--- start of SOURCE MATERIAL ---

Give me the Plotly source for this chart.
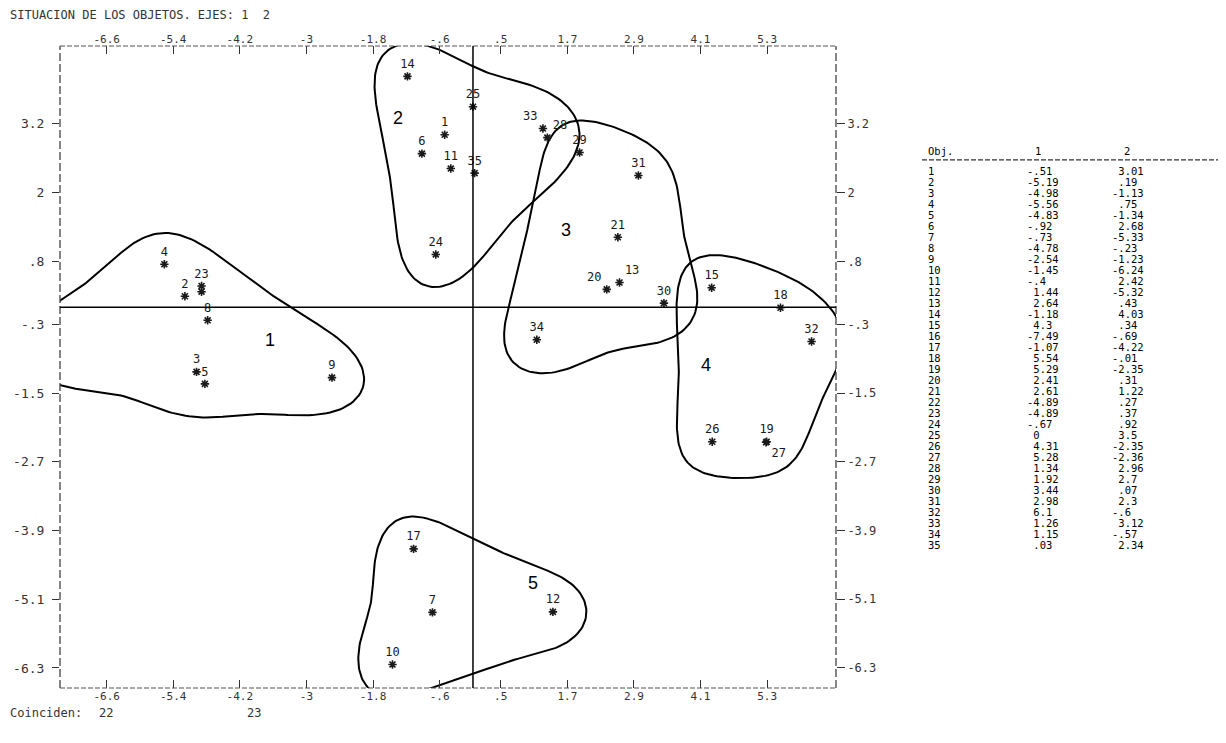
import math
import numpy as np
import plotly.graph_objects as go

obj_id = list(range(1, 36))
dim1 = [-0.51, -5.19, -4.98, -5.56, -4.83, -0.92, -0.73, -4.78, -2.54, -1.45,
        -0.40, 1.44, 2.64, -1.18, 4.30, -7.49, -1.07, 5.54, 5.29, 2.41,
        2.61, -4.89, -4.89, -0.67, 0.00, 4.31, 5.28, 1.34, 1.92, 3.44,
        2.98, 6.10, 1.26, 1.15, 0.03]
dim2 = [3.01, 0.19, -1.13, 0.75, -1.34, 2.68, -5.33, -0.23, -1.23, -6.24,
        2.42, -5.32, 0.43, 4.03, 0.34, -0.69, -4.22, -0.01, -2.35, 0.31,
        1.22, 0.27, 0.37, 0.92, 3.50, -2.35, -2.36, 2.96, 2.70, 0.07,
        2.30, -0.60, 3.12, -0.57, 2.34]
# hand-drawn groups (which outline each object falls in)
cluster = [2, 1, 1, 1, 1, 2, 5, 1, 1, 5,
           2, 5, 3, 2, 4, 1, 5, 4, 4, 3,
           3, 1, 1, 2, 2, 4, 4, 2, 3, 3,
           3, 4, 2, 3, 2]
cluster_names = ["1", "2", "3", "4", "5"]
coincident = [22, 23]

x_tick_text = ["-6.6", "-5.4", "-4.2", "-3", "-1.8", "-.6", ".5", "1.7", "2.9", "4.1", "5.3"]
y_tick_text = ["3.2", "2", ".8", "-.3", "-1.5", "-2.7", "-3.9", "-5.1", "-6.3"]

# ---------------- layout / style settings ----------------
OFF = 8                      # default page margin of the html body
W, H = 1226 - 2 * OFF, 743 - 2 * OFF
ML, MR, MT = 60 - OFF, 0, 46 - OFF
PH = 642
MB = H - MT - PH
PW = W - ML - MR
MAIN_W = 776
XR = [-7.44, 6.54]
YR = [-6.65, 4.56]
SX = MAIN_W / (XR[1] - XR[0])
SY = PH / (YR[1] - YR[0])
MONO = "DejaVu Sans Mono"
INK = "#1a1a1a"
ROW_H = 11.0
label_pos = {16: "top right", 33: "top left", 28: "top right", 20: "top left",
             13: "top right", 27: "bottom right"}
group_label_xy = {"1": (-3.66, -0.58), "2": (-1.35, 3.30), "3": (1.68, 1.34),
                  "4": (4.20, -1.01), "5": (1.08, -4.82)}


def pgx(p):
    return (p - OFF - ML) / PW


def pgy(p):
    return 1 - (p - OFF - MT) / PH


def fmt(v):
    if v == 0:
        return "\u00a00"
    s = f"{abs(v):.2f}".rstrip("0").rstrip(".")
    if s.startswith("0."):
        s = s[1:]
    return ("-" if v < 0 else "\u00a0") + s


def outline(xs, ys, r_px, harmonics=6, n=256):
    """Rounded convex hull of the member points, softened like a hand-drawn loop."""
    pts = sorted(set((x * SX, y * SY) for x, y in zip(xs, ys)))

    def cross(o, a, b):
        return (a[0] - o[0]) * (b[1] - o[1]) - (a[1] - o[1]) * (b[0] - o[0])

    lower, upper = [], []
    for p in pts:
        while len(lower) >= 2 and cross(lower[-2], lower[-1], p) <= 0:
            lower.pop()
        lower.append(p)
    for p in reversed(pts):
        while len(upper) >= 2 and cross(upper[-2], upper[-1], p) <= 0:
            upper.pop()
        upper.append(p)
    hull = lower[:-1] + upper[:-1]
    ring = []
    m = len(hull)
    for i in range(m):
        pp, p, pn = hull[i - 1], hull[i], hull[(i + 1) % m]
        e1 = (p[0] - pp[0], p[1] - pp[1])
        e2 = (pn[0] - p[0], pn[1] - p[1])
        a1 = math.atan2(-e1[0], e1[1])
        a2 = math.atan2(-e2[0], e2[1])
        while a2 < a1:
            a2 += 2 * math.pi
        for t in np.linspace(a1, a2, 24):
            ring.append((p[0] + r_px * math.cos(t), p[1] + r_px * math.sin(t)))
    ring.append(ring[0])
    ring = np.array(ring)
    seg = np.hypot(np.diff(ring[:, 0]), np.diff(ring[:, 1]))
    s = np.concatenate([[0], np.cumsum(seg)])
    u = np.linspace(0, s[-1], n, endpoint=False)
    z = np.interp(u, s, ring[:, 0]) + 1j * np.interp(u, s, ring[:, 1])
    F = np.fft.fft(z)
    k = np.fft.fftfreq(n, 1.0 / n)
    F[np.abs(k) > harmonics] = 0
    zs = np.fft.ifft(F)
    zs = np.append(zs, zs[0])
    return list(zs.real / SX), list(zs.imag / SY)


fig = go.Figure()

# cluster outlines derived from member points
for name in cluster_names:
    c = int(name)
    xs = [x for x, kk in zip(dim1, cluster) if kk == c]
    ys = [y for y, kk in zip(dim2, cluster) if kk == c]
    hx, hy = outline(xs, ys, 34)
    fig.add_trace(go.Scatter(x=hx, y=hy, mode="lines", line=dict(color="black", width=2),
                             hoverinfo="skip", showlegend=False))

hidden = coincident[:-1]
labels = ["" if i in hidden else str(i) for i in obj_id]
positions = [label_pos.get(i, "top center") for i in obj_id]

fig.add_trace(go.Scatter(
    x=dim1, y=dim2, mode="markers+text", text=labels, textposition=positions,
    marker=dict(symbol="asterisk-open", size=7, color=INK, line=dict(color=INK, width=1.6)),
    textfont=dict(family=MONO, size=12, color=INK),
    cliponaxis=False, showlegend=False, hoverinfo="skip"))

# invisible twin for the top / right axes
fig.add_trace(go.Scatter(x=dim1, y=dim2, xaxis="x2", yaxis="y2", mode="markers",
                         marker=dict(opacity=0), showlegend=False, hoverinfo="skip"))

# table on the right
tfont = dict(family=MONO, size=10.5, color="black")
for xpos, col in [(928, [str(i) for i in obj_id]),
                  (1027, [fmt(v) for v in dim1]),
                  (1112, [fmt(v) for v in dim2])]:
    fig.add_trace(go.Scatter(x=[xpos] * len(obj_id), y=obj_id, xaxis="x3", yaxis="y3",
                             mode="text", text=col, textposition="middle right",
                             textfont=tfont, showlegend=False, hoverinfo="skip"))

xt = [float(t) for t in x_tick_text]
yt = [float(t) for t in y_tick_text]
dom_main = [0, MAIN_W / PW]
xfont = dict(family=MONO, size=11, color="#333")
yfont = dict(family=MONO, size=13, color="#333")
xcommon = dict(range=XR, tickvals=xt, ticktext=x_tick_text, ticks="inside", ticklen=8,
               tickwidth=1.2, tickcolor="#333", showgrid=False, zeroline=False,
               showline=False, tickfont=xfont, fixedrange=True, automargin=False)
ycommon = dict(range=YR, tickvals=yt, ticktext=y_tick_text, ticks="outside",
               tickwidth=1.2, tickcolor="#333", showgrid=False, zeroline=False,
               showline=False, fixedrange=True, automargin=False)

row_top = 1 + (46 - 172) / ROW_H
row_bot = 1 + (46 + PH - 172) / ROW_H

fig.update_layout(
    width=W, height=H, margin=dict(l=ML, r=MR, t=MT, b=MB, autoexpand=False),
    paper_bgcolor="white", plot_bgcolor="white",
    xaxis=dict(domain=dom_main, anchor="y", side="bottom", **xcommon),
    xaxis2=dict(overlaying="x", anchor="y", side="top", **xcommon),
    yaxis=dict(domain=[0, 1], anchor="x", side="left", ticklen=7,
               ticklabelstandoff=5, tickfont=yfont, **ycommon),
    yaxis2=dict(overlaying="y", anchor="x", side="right", ticklen=8,
                tickfont=dict(family=MONO, size=12, color="#333"), **ycommon),
    xaxis3=dict(domain=[pgx(920), 1], range=[920, 1226 - OFF], visible=False,
                anchor="y3", fixedrange=True, automargin=False),
    yaxis3=dict(domain=[0, 1], range=[row_bot, row_top], visible=False,
                anchor="x3", fixedrange=True, automargin=False),
    showlegend=False,
)

shapes = [
    # frame drawn like printer characters
    dict(type="line", xref="x domain", yref="y domain", x0=0, x1=0, y0=0, y1=1,
         line=dict(color="#444", width=1.3, dash="8px,3px")),
    dict(type="line", xref="x domain", yref="y domain", x0=1, x1=1, y0=0, y1=1,
         line=dict(color="#444", width=1.3, dash="8px,3px")),
    dict(type="line", xref="x domain", yref="y domain", x0=0, x1=1, y0=1, y1=1,
         line=dict(color="#555", width=1, dash="5px,2px")),
    dict(type="line", xref="x domain", yref="y domain", x0=0, x1=1, y0=0, y1=0,
         line=dict(color="#555", width=1, dash="5px,2px")),
    # hand-drawn axes through the origin
    dict(type="line", xref="x", yref="y domain", x0=0, x1=0, y0=0, y1=1,
         line=dict(color="black", width=1.5)),
    dict(type="line", xref="x domain", yref="y", x0=0, x1=1, y0=0, y1=0,
         line=dict(color="black", width=1.5)),
    # table header rule
    dict(type="line", xref="x3", yref="y3", x0=922, x1=1226 - OFF, y0=-0.1, y1=-0.1,
         line=dict(color="#333", width=1.2, dash="5px,2px")),
]

foot_y = pgy(713)
mfont = dict(family=MONO, size=12, color="#333")
annotations = [
    dict(text="SITUACION DE LOS OBJETOS. EJES: 1  2", xref="paper", yref="paper",
         x=pgx(OFF), y=pgy(15), xanchor="left", yanchor="middle",
         showarrow=False, font=mfont),
    dict(text="Coinciden:", xref="paper", yref="paper", x=pgx(OFF),
         y=foot_y, xanchor="left", yanchor="middle", showarrow=False, font=mfont),
    dict(text=str(coincident[0]), xref="paper", yref="paper", x=pgx(97),
         y=foot_y, xanchor="left", yanchor="middle", showarrow=False, font=mfont),
    dict(text=str(coincident[1]), xref="paper", yref="paper", x=pgx(245),
         y=foot_y, xanchor="left", yanchor="middle", showarrow=False, font=mfont),
    dict(text="Obj.", xref="x3", yref="y3", x=926, y=-0.9, xanchor="left",
         yanchor="middle", showarrow=False, font=tfont),
    dict(text="1", xref="x3", yref="y3", x=1033, y=-0.9, xanchor="left",
         yanchor="middle", showarrow=False, font=tfont),
    dict(text="2", xref="x3", yref="y3", x=1122, y=-0.9, xanchor="left",
         yanchor="middle", showarrow=False, font=tfont),
]
for name in cluster_names:
    gx, gy = group_label_xy[name]
    annotations.append(dict(text=name, x=gx, y=gy, xref="x", yref="y", showarrow=False,
                            font=dict(family="Liberation Sans", size=18, color="black")))

fig.update_layout(shapes=shapes, annotations=annotations)
fig.write_html("out.html")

--- end of SOURCE MATERIAL ---

AIM OF THE TASK → Leave out the pictures and repeat the lines from the start of the material through the line with "import plotly.graph_objects as go", inclusive.

SOLUTION TO THIS PROBLEM →
Give me the Plotly source for this chart.
import math
import numpy as np
import plotly.graph_objects as go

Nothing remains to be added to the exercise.